Search code examples
duckdb

DuckDB httpfs extension for .db files


I'm experimenting with DuckDB (0.10.1) and the httpfs extension. Documentation states

With the httpfs extension, it is possible to directly query files over the HTTP(S) protocol. This works for all files supported by DuckDB or its various extensions, and provides read-only access.

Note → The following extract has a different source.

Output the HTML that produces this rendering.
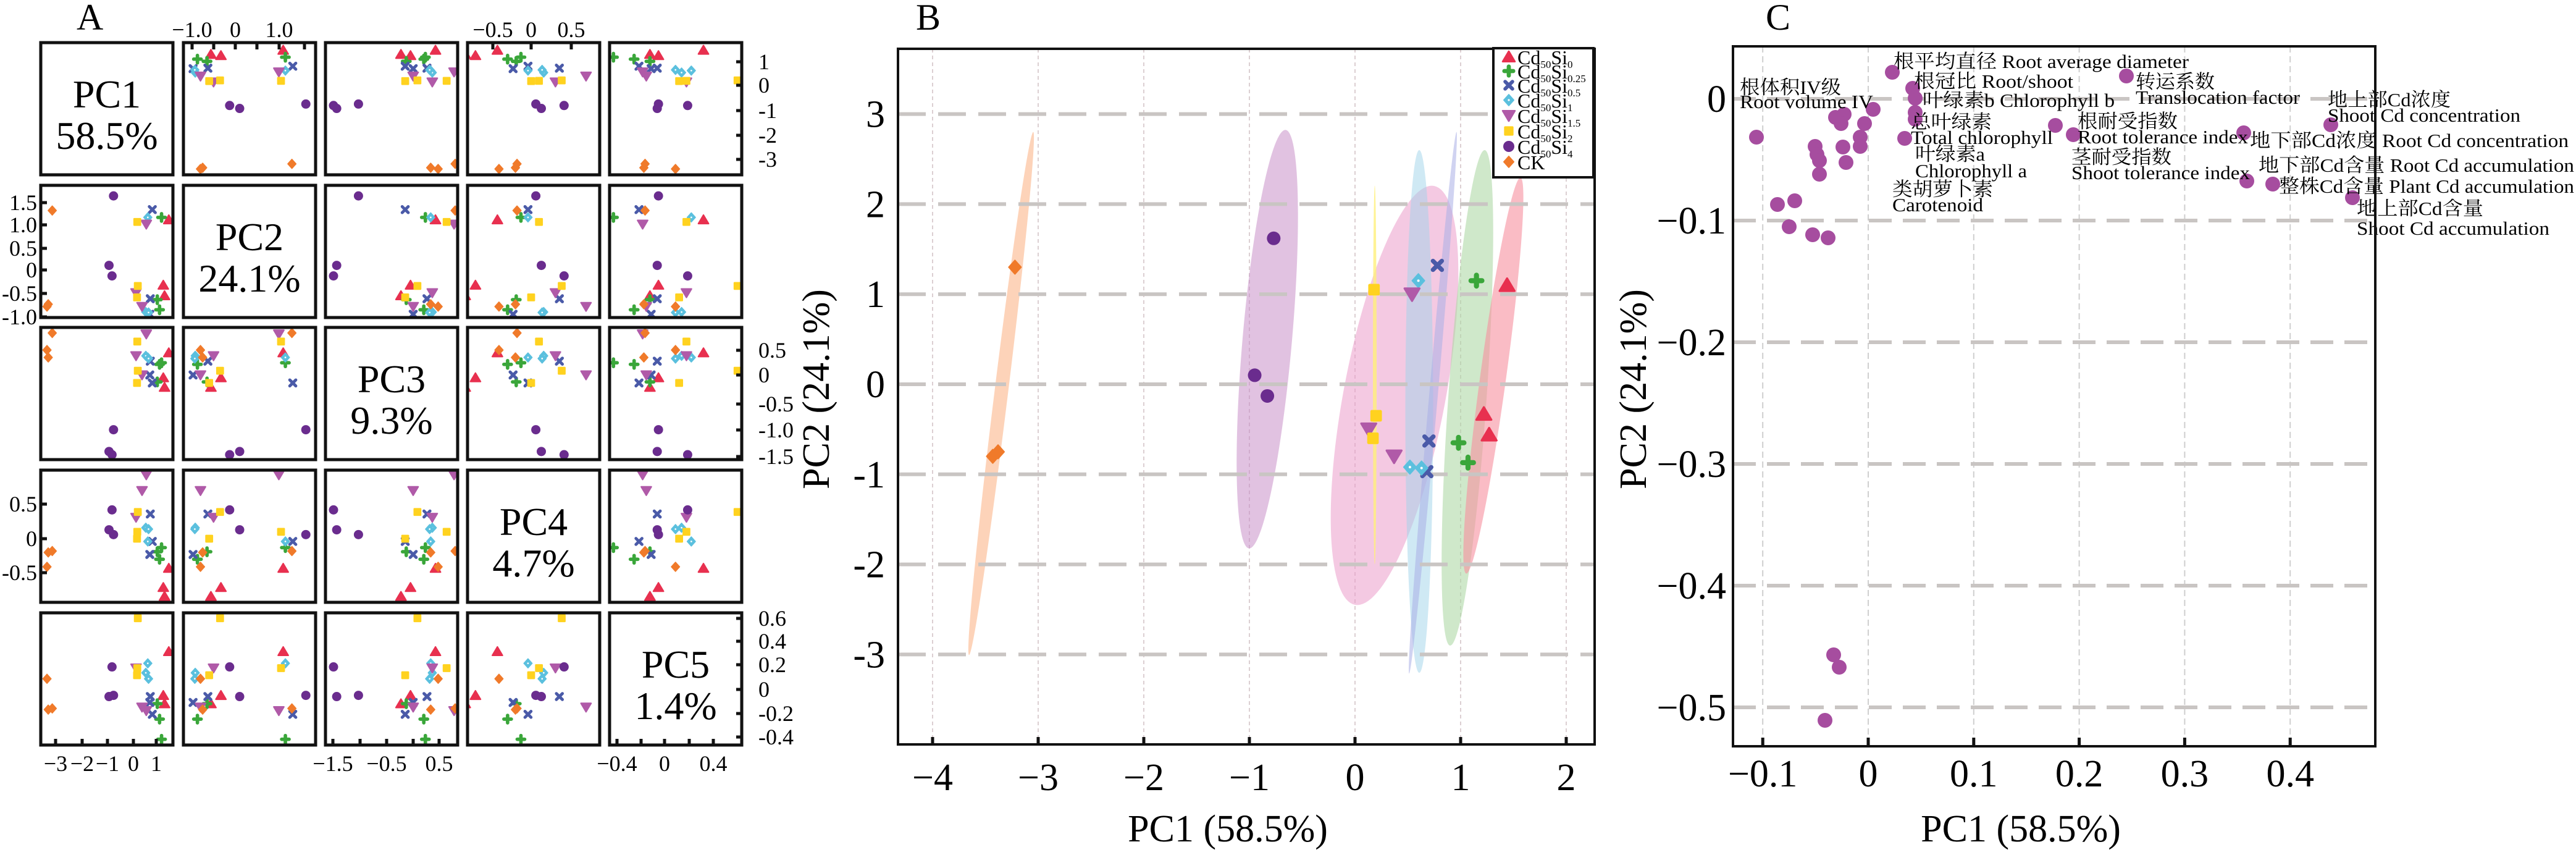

However the only examples I can find are for Parquet or CSV files. When I try to query a DuckDB .db file over https the errors indicate I'm doing something wrong:

from 'https://.../file.db';
# Catalog Error: Table with name https://.../file.db does not exist!
# Did you mean "sqlite_master"?
# LINE 1: from 'https://...

and

from 's3://.../file.db';
# Catalog Error: Table with name s3://.../file.db does not exist!
# Did you mean "pg_attrdef"?
# LINE 1: from 's3://...

I have verified using curl and s3 that both URLs are publicly accessible. I can successfully query a Parquet file in the same S3 bucket using the httpfs extension, so I'm confident the extension is working.

Given that the errors refer to missing tables, is there a specific syntax to identify the name of a table within that remote data source? Or is the documentation wrong, and not all file types are supported?


Solution

  • You can use attach to achieve this.

    For example:

    ATTACH 'https://herp.derp/my.db' AS db (READONLY 1);
    FROM db.some_table;
    

    Note that this part of DuckDB is being actively worked on, with s3 support coming up and more performance optimizations being planned here. Also note that currently attaching DB files over HTTP is read-only.